With Texas A&M jumping from the Big 12, the SEC continues to make recruiting inroads in Texas. Among Rivals.com’s top 10 recruits in Texas, five are headed to SEC schools including Garrett and Harvey to Texas A&M, Adams and Paris to LSU and Brown to Alabama.
“The SEC presence is definitely there, probably a little more than it has been,” Howell said. “With Texas A&M being in the SEC, kids are seeing they have a chance to go off somewhere and still have a game close by.”
While Texas A&M is having another banner recruiting year, Texas, Baylor, TCU and Texas Tech are getting their share of recruits to come to the Big 12. After winning the Big 12 championship this season, the big payoff in recruiting for the Bears will likely be in the next few years since most of their 2014 recruits were already committed before the 2013 season.
“I think Baylor continues to do really well,” Howell said. “When it comes to their needs, they grab a guy like KD Cannon or Jourdan Blake (from Princeton) who can be a cornerback in college. They jump on guys early, and get players they think they can develop.
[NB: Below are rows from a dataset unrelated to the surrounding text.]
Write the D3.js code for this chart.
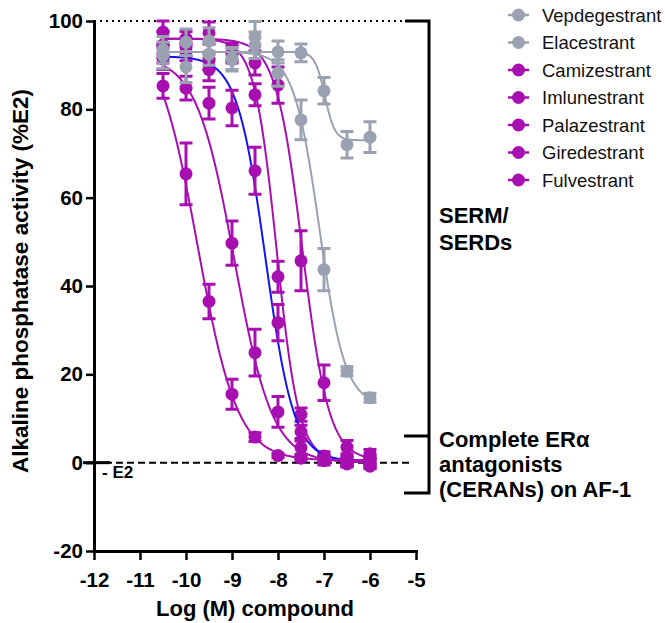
<!DOCTYPE html>
<html>
<head>
<meta charset="utf-8">
<script src="https://cdn.jsdelivr.net/npm/d3@7"></script>
<style>
  html, body { margin: 0; padding: 0; background: #fff; }
  svg { display: block; font-family: "Liberation Sans", Arial, sans-serif; }
</style>
</head>
<body>
<svg id="chart" width="665" height="623"></svg>
<script>
// ---------- DATA ----------
const logConc = [-10.5, -10, -9.5, -9, -8.5, -8, -7.5, -7, -6.5, -6];
const seriesNames = ["Vepdegestrant", "Elacestrant", "Camizestrant", "Imlunestrant", "Palazestrant", "Giredestrant", "Fulvestrant"];

const vepValues  = [93.5, 95.2, 95.5, 91.2, 96.4, 93.0, 92.8, 84.2, 72.0, 73.7];
const vepErr     = [3, 3, 3, 2.5, 3.5, 2.5, 2, 3, 3, 3.5];
const elaValues  = [92.2, 89.6, 92.5, 91.5, 94.5, 88.2, 77.6, 43.7, 20.7, 14.7];
const elaErr     = [3, 3.5, 2.5, 2.5, 3, 3, 4.5, 4.8, 1, 1];
const camValues  = [97.5, 96.1, 97.3, 93.0, 90.5, 85.5, 45.7, 18.1, 3.5, 2.0];
const camErr     = [2.5, 1.5, 2.5, 2, 2.7, 4.1, 6.8, 4, 1.5, 1];
const imlValues  = [94.6, 94.0, 89.0, 92.5, 83.3, 42.1, 10.9, 1.5, 0.5, 0.8];
const imlErr     = [3, 2, 2.5, 2, 2.5, 3.5, 1.5, 1, 1, 1];
const palValues  = [92.5, 93.0, 91.0, 80.3, 66.1, 31.7, 7.0, 0.8, 0.2, -0.3];
const palErr     = [2, 2, 2, 4, 5.3, 4.1, 1.5, 1, 1, 1];
const gireValues = [85.3, 65.4, 36.5, 15.5, 5.8, 1.6, 1.0, 0.5, -0.3, -0.8];
const gireErr    = [2.8, 7, 3.9, 3.4, 1, 0.5, 0.5, 0.5, 0.5, 0.5];
const fulValues  = [91.5, 84.8, 81.4, 49.7, 24.9, 11.5, 3.4, 0.5, 0.0, 0.3];
const fulErr     = [2.5, 2.7, 3.6, 5, 5.3, 3.5, 1.5, 1, 1, 1];

// 4-parameter logistic fit parameters
const fitTop    = [93, 93, 96, 96, 92, 98, 92];
const fitBottom = [73, 13, 0.5, 0.5, 0.3, 0.5, 0];
const fitLogIC50 = [-6.98, -7.1, -7.47, -8.03, -8.27, -9.75, -8.95];
const fitHill   = [4, 1.56, 1.5, 1.8, 1.4, 1.0, 1.05];

const xTicks = [-12, -11, -10, -9, -8, -7, -6, -5];
const yTicks = [-20, 0, 20, 40, 60, 80, 100];

const groupLabels = [["SERM/", "SERDs"], ["Complete ER\u03b1", "antagonists", "(CERANs) on AF-1"]];
const e2Label = "- E2";

// ---------- STYLE ----------
const GRAY = "#9aa2b1", PURPLE = "#a70fb0", BLUE = "#1414ee";
const markerColors = [GRAY, GRAY, PURPLE, PURPLE, PURPLE, PURPLE, PURPLE];
const lineColors   = [GRAY, GRAY, PURPLE, PURPLE, BLUE, PURPLE, PURPLE];
const valuesList = [vepValues, elaValues, camValues, imlValues, palValues, gireValues, fulValues];
const errList    = [vepErr, elaErr, camErr, imlErr, palErr, gireErr, fulErr];

const series = seriesNames.map((name, i) => ({
  name, values: valuesList[i], err: errList[i],
  top: fitTop[i], bottom: fitBottom[i], ic50: fitLogIC50[i], hill: fitHill[i],
  marker: markerColors[i], line: lineColors[i]
}));

const svg = d3.select("#chart");
const x = d3.scaleLinear().domain([-12, -5]).range([94, 416]);
const y = d3.scaleLinear().domain([-20, 100]).range([551, 21]);

// reference lines
svg.append("line").attr("x1", x(-12)).attr("x2", 407).attr("y1", y(100)).attr("y2", y(100))
  .attr("stroke", "#000").attr("stroke-width", 2).attr("stroke-dasharray", "2,4");
svg.append("line").attr("x1", x(-12)).attr("x2", 412).attr("y1", y(0)).attr("y2", y(0))
  .attr("stroke", "#000").attr("stroke-width", 2).attr("stroke-dasharray", "7,4");

// E2 marker
svg.append("line").attr("x1", 83).attr("x2", 110).attr("y1", y(0)).attr("y2", y(0))
  .attr("stroke", "#000").attr("stroke-width", 3);
svg.append("text").attr("x", 102).attr("y", y(0) + 15).attr("font-size", 17).attr("font-weight", "bold")
  .text(e2Label);

// axes
const yMinor = d3.range(-10, 100, 20);
const xMinor = d3.range(-11.5, -5, 1);
const gy = svg.append("g").attr("transform", `translate(${x(-12)},0)`);
gy.call(d3.axisLeft(y).tickValues(yMinor).tickSize(5).tickSizeOuter(0).tickFormat(""));
gy.call(d3.axisLeft(y).tickValues(yTicks).tickSize(8).tickSizeOuter(0).tickPadding(3).tickFormat(d3.format("d")));
const gx = svg.append("g").attr("transform", `translate(0,${y(-20)})`);
gx.call(d3.axisBottom(x).tickValues(xMinor).tickSize(5).tickSizeOuter(0).tickFormat(""));
gx.call(d3.axisBottom(x).tickValues(xTicks).tickSize(9).tickSizeOuter(0).tickPadding(12).tickFormat(d3.format("d")));
svg.selectAll(".domain").attr("stroke", "#000").attr("stroke-width", 3).attr("stroke-linecap", "square");
svg.selectAll(".tick line").attr("stroke", "#000").attr("stroke-width", 2.5);
svg.selectAll(".tick text").attr("font-size", 20.5).attr("font-weight", "bold").attr("fill", "#000")
  .attr("font-family", "'Liberation Sans', Arial, sans-serif").text(function(d){ return d3.select(this).text().replace("\u2212", "-"); });

// axis titles
svg.append("text").attr("x", 255).attr("y", 616).attr("text-anchor", "middle")
  .attr("font-size", 22).attr("font-weight", "bold").text("Log (M) compound");
svg.append("text").attr("transform", "translate(28,281) rotate(-90)").attr("text-anchor", "middle")
  .attr("font-size", 22.5).attr("font-weight", "bold").text("Alkaline phosphatase activity (%E2)");

// right bracket
const bx = 429;
svg.append("path").attr("d", `M405,${y(100)} H${bx} V493 H404 M404,436 H${bx}`)
  .attr("fill", "none").attr("stroke", "#000").attr("stroke-width", 3);
groupLabels[0].forEach((t, i) => svg.append("text").attr("x", 439).attr("y", 223 + i * 27)
  .attr("font-size", 22).attr("font-weight", "bold").text(t));
groupLabels[1].forEach((t, i) => svg.append("text").attr("x", 439).attr("y", 447 + i * 25)
  .attr("font-size", 22).attr("font-weight", "bold").text(t));

// curves, error bars, markers
const logistic = (s, lx) => s.bottom + (s.top - s.bottom) / (1 + Math.pow(10, (lx - s.ic50) * s.hill));
const curveX = d3.range(logConc[0], logConc[logConc.length - 1] + 0.0001, 0.02);
const line = d3.line().x(d => x(d[0])).y(d => y(d[1])).curve(d3.curveLinear);
const drawOrder = [3, 2, 4, 6, 5, 1, 0];
drawOrder.forEach(i => {
  const s = series[i];
  const g = svg.append("g");
  g.append("path").attr("d", line(curveX.map(lx => [lx, logistic(s, lx)])))
    .attr("fill", "none").attr("stroke", s.line).attr("stroke-width", 2);
  s.values.forEach((v, j) => {
    const cx = x(logConc[j]), e = s.err[j];
    g.append("path").attr("d", `M${cx},${y(v + e)}V${y(v - e)}M${cx - 6.5},${y(v + e)}H${cx + 6.5}M${cx - 6.5},${y(v - e)}H${cx + 6.5}`)
      .attr("stroke", s.marker).attr("stroke-width", 3).attr("fill", "none");
    g.append("circle").attr("cx", cx).attr("cy", y(v)).attr("r", 6.5).attr("fill", s.marker);
  });
});

// legend
const legRowY = d3.range(seriesNames.length).map(i => 15 + i * 27.5);
series.forEach((s, i) => {
  const ly = legRowY[i];
  svg.append("line").attr("x1", 508).attr("x2", 529).attr("y1", ly).attr("y2", ly)
    .attr("stroke", s.marker).attr("stroke-width", 2.5);
  svg.append("circle").attr("cx", 518.5).attr("cy", ly).attr("r", 6.5).attr("fill", s.marker);
  svg.append("text").attr("x", 542).attr("y", ly + 6.5).attr("font-size", 18.5).attr("fill", "#111").text(s.name);
});
</script>
</body>
</html>
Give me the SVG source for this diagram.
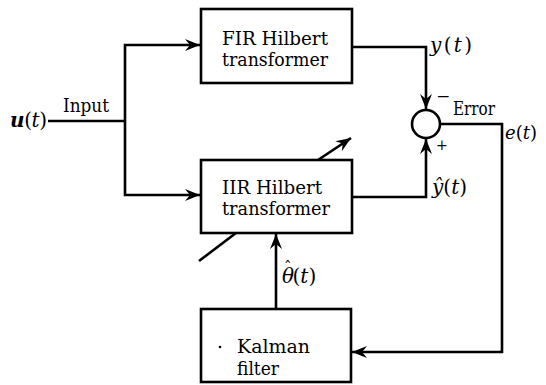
<svg xmlns="http://www.w3.org/2000/svg" width="546" height="385" viewBox="0 0 546 385">
<style>
.box{fill:#fff;stroke:#000;stroke-width:2.6}
.ln{fill:none;stroke:#000;stroke-width:2.6}
.t{font-family:"DejaVu Serif","Liberation Serif",serif;font-size:19px;fill:#000}
.s{font-family:"DejaVu Serif","Liberation Serif",serif;font-size:18px;fill:#000}
.m{font-family:"DejaVu Serif","Liberation Serif",serif;font-size:20px;fill:#000;font-style:italic}
.u{font-style:normal}
</style>
<defs>
<marker id="ah" viewBox="-15 -7 16 14" refX="0" refY="0" markerWidth="16" markerHeight="14" markerUnits="userSpaceOnUse" orient="auto">
<path d="M0,0 L-15,-6 L-10,0 L-15,6 Z" fill="#000"/>
</marker>
</defs>
<rect width="546" height="385" fill="#fff"/>
<g id="connectors">
<path class="ln" d="M48,121 H125"/>
<path class="ln" d="M125,121 V45 H200" marker-end="url(#ah)"/>
<path class="ln" d="M125,121 V195 H200" marker-end="url(#ah)"/>
<path class="ln" d="M352,47 H426 V109" marker-end="url(#ah)"/>
<path class="ln" d="M352,197 H426 V139" marker-end="url(#ah)"/>
<path class="ln" d="M440,124 H502 V352 H352" marker-end="url(#ah)"/>
<path class="ln" d="M276,309 V234" marker-end="url(#ah)"/>
<path class="ln" d="M199,261 L236,233" stroke-width="3.2"/>
<path class="ln" d="M318,160 L351,138" stroke-width="3.2" marker-end="url(#ah)"/>
</g>
<g id="fir">
<rect class="box" x="201" y="9" width="151" height="74"/>
<text class="t" x="222" y="45" textLength="106" lengthAdjust="spacingAndGlyphs">FIR Hilbert</text>
<text class="t" x="222" y="66" textLength="106" lengthAdjust="spacingAndGlyphs">transformer</text>
</g>
<g id="iir">
<rect class="box" x="201" y="160" width="151" height="73"/>
<text class="t" x="222" y="194" textLength="100" lengthAdjust="spacingAndGlyphs">IIR Hilbert</text>
<text class="t" x="222" y="215" textLength="108" lengthAdjust="spacingAndGlyphs">transformer</text>
</g>
<g id="kalman">
<rect class="box" x="201" y="309" width="150" height="73"/>
<circle cx="220" cy="347" r="1.3" fill="#000"/>
<text class="t" x="237" y="353" textLength="73" lengthAdjust="spacingAndGlyphs">Kalman</text>
<text class="t" x="237" y="375" textLength="42" lengthAdjust="spacingAndGlyphs">filter</text>
</g>
<g id="sum">
<circle cx="426" cy="124" r="14" fill="#fff" stroke="#000" stroke-width="2.6"/>
<text class="s" x="436" y="102" style="font-size:17px">−</text>
<text class="s" x="436" y="150" style="font-size:14px">+</text>
</g>
<g id="labels">
<text class="s" x="63" y="112" textLength="46" lengthAdjust="spacingAndGlyphs">Input</text>
<text class="s" x="453" y="115" textLength="42" lengthAdjust="spacingAndGlyphs">Error</text>
<text class="m" x="10" y="127" textLength="37" lengthAdjust="spacing"><tspan font-weight="bold">u</tspan><tspan class="u">(</tspan>t<tspan class="u">)</tspan></text>
<text class="m" x="430" y="52" textLength="42" lengthAdjust="spacing">y<tspan class="u">(</tspan>t<tspan class="u">)</tspan></text>
<text class="m" x="505" y="139" style="font-size:18px">e<tspan class="u">(</tspan>t<tspan class="u">)</tspan></text>
<text class="m" x="432" y="194" textLength="35" lengthAdjust="spacing">ŷ<tspan class="u">(</tspan>t<tspan class="u">)</tspan></text>
<text class="m" x="282" y="283">θ<tspan class="u" dx="-10" dy="-11" style="font-size:15px">ˆ</tspan><tspan class="u" dx="1" dy="11">(</tspan>t<tspan class="u">)</tspan></text>
</g>
</svg>
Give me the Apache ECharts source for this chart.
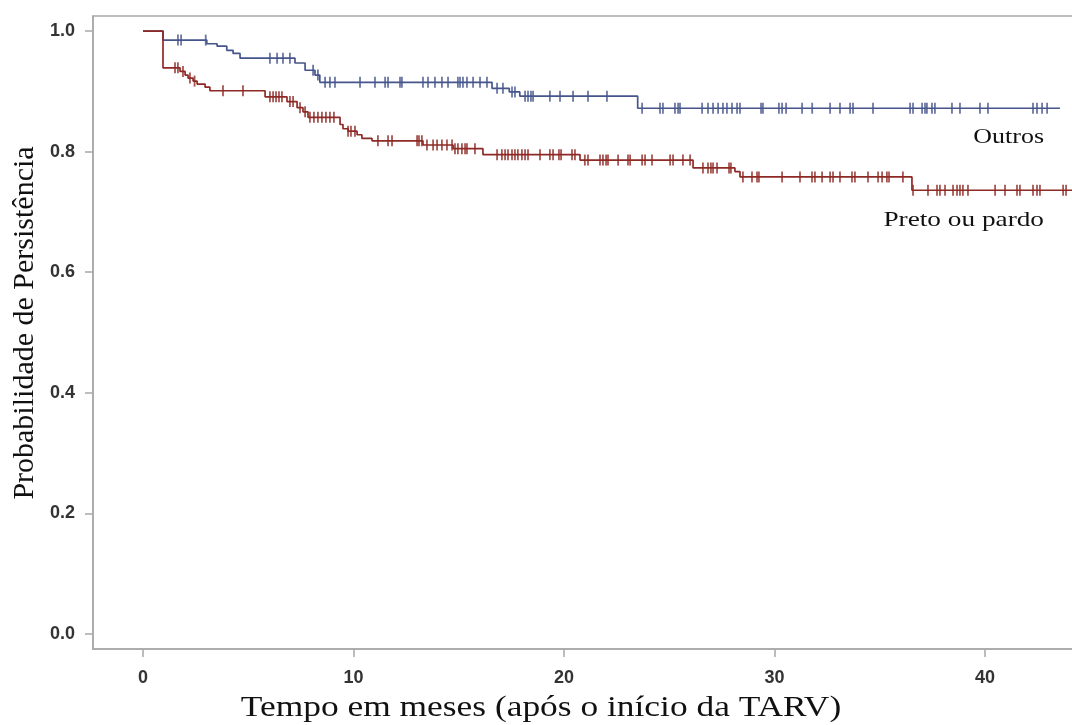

You continue to hear Baylor’s name more and more.”
After Charlie Strong replaced Mack Brown, Texas lost three defensive line commitments including a pair of Texas high school players — Longview’s Zaycoven Henderson and San Antonio Warren’s Trey Lealaimatafao. Henderson switched to Texas A&M while Lealaimatafao is undecided.
But Strong has a chance to finish in a flurry before the Feb. 5 national signing date.
“Charlie Strong will do fine,” Rodgers said. “I liken his position to the way it was 20 years ago when there was no such thing as early commitments. Everything happened in the last three weeks. He’ll have a private plane at his disposal, and he will have people waiting to make home visits.”